The March 14 alliance on Tuesday kept its support for Lebanese Forces chief Samir Geagea but said it was ready to agree on another consensual candidate for the presidential elections.
Al-Mustaqbal bloc leader Fouad Saniora announced the initiative along with LF lawmaker George Adwan during a press conference they held at the parliament.
“Out of its keenness to hold the elections, the March 14 alliance calls for the respect of constitutional deadlines and the rotation of power,” Saniora told reporters minutes after Speaker Nabih Berri adjourned a parliamentary session aimed at electing a president.
The March 14 alliance holds onto the candidacy of Geagea, the lawmaker said but expressed the camp's “full readiness to discuss with the rest of the factions the name of a person who receives the backing of all the Lebanese and who is committed to the country's principles.”
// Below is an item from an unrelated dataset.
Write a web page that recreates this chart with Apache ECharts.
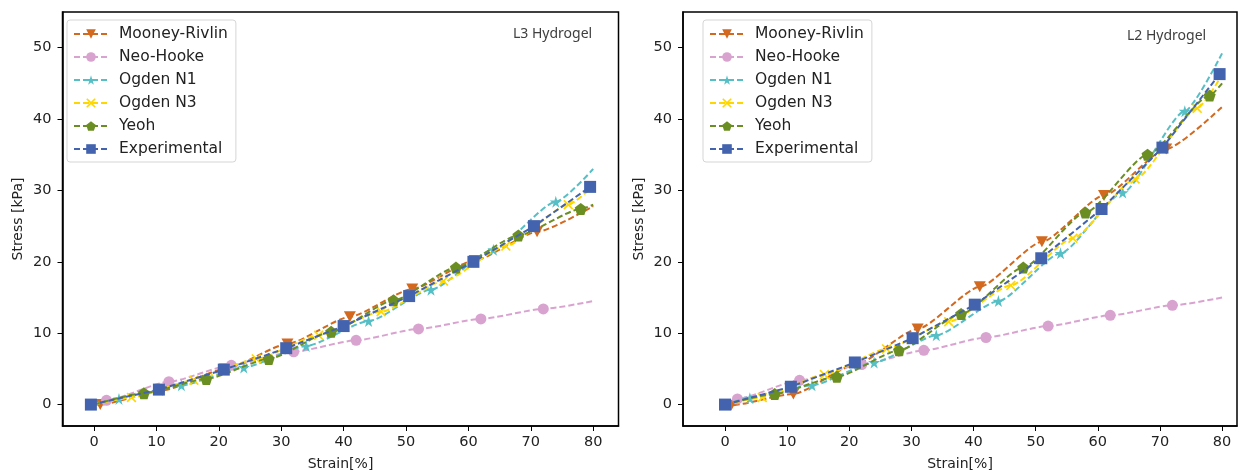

“Contacts aimed at reaching a settlement based on the Taef accord start with the immediate election of a president,” Saniora added.
Adwan said after Saniora: “It was compelling for us to open the door for a compromise president to salvage Lebanon.”
The LF MP stressed that the rival parties “are capable of putting their differences aside to open the door of settlement.”
After the announcement of the March 14's initiative, Geagea stressed that he had repeatedly said he wasn't the sole candidate.
“I have never said either me or no one else,” Geagea told reporters at his residence in Maarab.
The majority of the March 8 alliance's MPs, including Free Patriotic Movement leader MP Aoun's Change and Reform bloc, have been boycotting the parliamentary sessions aimed at electing a president, causing a lack of quorum.
Tuesday's session had a similar fate. But Berri set September 23 as a new date for the election of a head of state.
The majority of the March 8 camp's officials have claimed that there should be an agreement on a compromise candidate before heading to the polls. But their boycott is a clear message of rejection to Geagea's candidacy.
Aoun has not officially announced that he was running for the polls, claiming there should be a compromise on him first.
The disagreements among the rival parties and the parliamentary blocs have left the country's top Christian post vacant.
President Michel Suleiman's six-year tenure ended in May.